Cover to Cover with Jack Foley – October 21, 2015

On today’s show—the third in a series of four—Alabama poet, visual artist and musician Jake Berry discusses his life-poem, Brambu Drezi. In a letter Berry described the phrase’s origin: “I had planned to call the entire lifelong series UNNON with the first book being BRAMBU DREZI, but now I’m rethinking that because BRAMBU DREZI seems so natural and earthy—like a totemic word or something—it feels more and more like my word, or maybe I’m its poet. Or both. I was wondering, have you ever heard the word or words before. BRAMBU DREZI—I don’t actually know where it came from, it came out one day when I was playing with my cat—I always make up words when I’m talking to him—when these words came out it was like words of power—resonating in the spine—but it almost seems there is actually something called BRAMBU DREZI, but I don’t know what, other than my poem….

BRAMBU,” Berry told me, referring to the poem as a whole, “is not projected but merely occurs—I don’t drive it or shape it, I allow it.” This statement parallels others Berry has made: the opening words of his first book, The Pandemonium Spirit (1986), for example: “In these writings and collages some ‘other,’ the ‘rawspirit,’ does the speaking.” BRAMBU DREZI is not so much a planned poem as it is an event in Berry’s life—something which seems to have some kind of “objective” status, which seems to be issuing from a place outside himself: “it almost seems there is actually something called BRAMBU DREZI, but I don’t know what, other than my poem….”

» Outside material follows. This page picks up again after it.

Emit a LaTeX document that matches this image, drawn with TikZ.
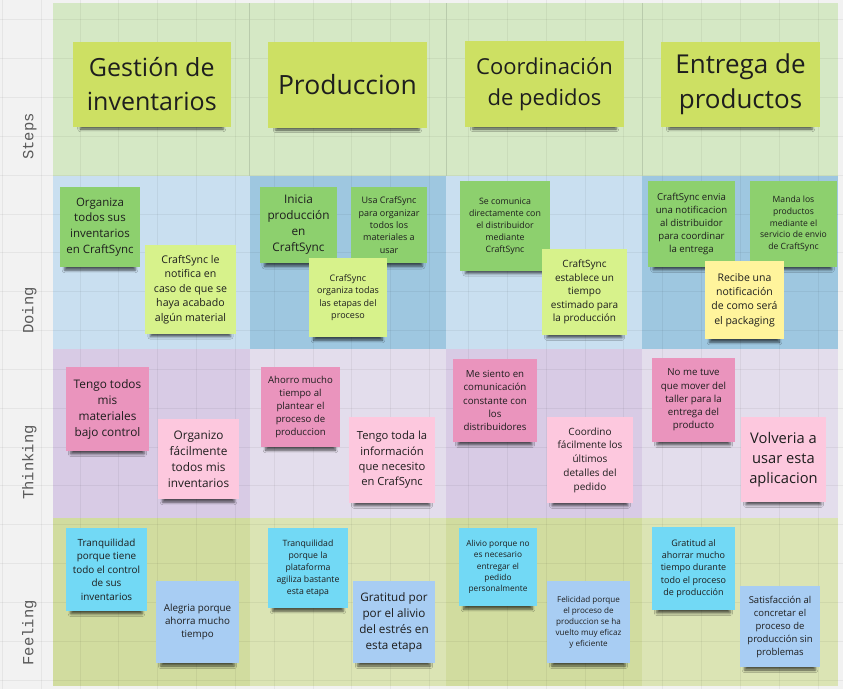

These are the concluding lines of the second Book of the poem—a passage read on the show by Jake and Jack. The “Papa” referred to is Papa Legba, in Haitian Vodou “the loa who serves as the intermediary between the loa and humanity. He stands at a spiritual crossroads and gives (or denies) permission to speak with the spirits of Guinee, and is believed to speak all human languages. In Haiti, he is the great elocutioner. Legba facilitates communication, speech, and understanding” (Wikipedia).

 

We begin.

The dream has murdered the dreamer

with a key of tongues,

her fingers manipulating the seabed,

and the necklace between her breasts sobbing,

12 trees in the wound,

thunder in the west,

I study the heart of Brahma

and hear voices

when they tore her from the tree

the branches sighed,

down at the crossroads, down at the crossroads

they say he comes smelling of graves.

hey Papa, please let me pass

see, I bring sweet tobacco

and doves for stew

bury her heart beneath the roses

her eyes beneath the Oak

and she will rise again someday

he wrote until dawn and received the third baptism of Spirit,

he clutched the adversary’s thigh, and refused to

release his hold,

for a name, for a deal in blood,

to bear the mark

to bear the mark

out of nothing

 

a fire

 

Part Three of Four. Recorded in Florence, Alabama.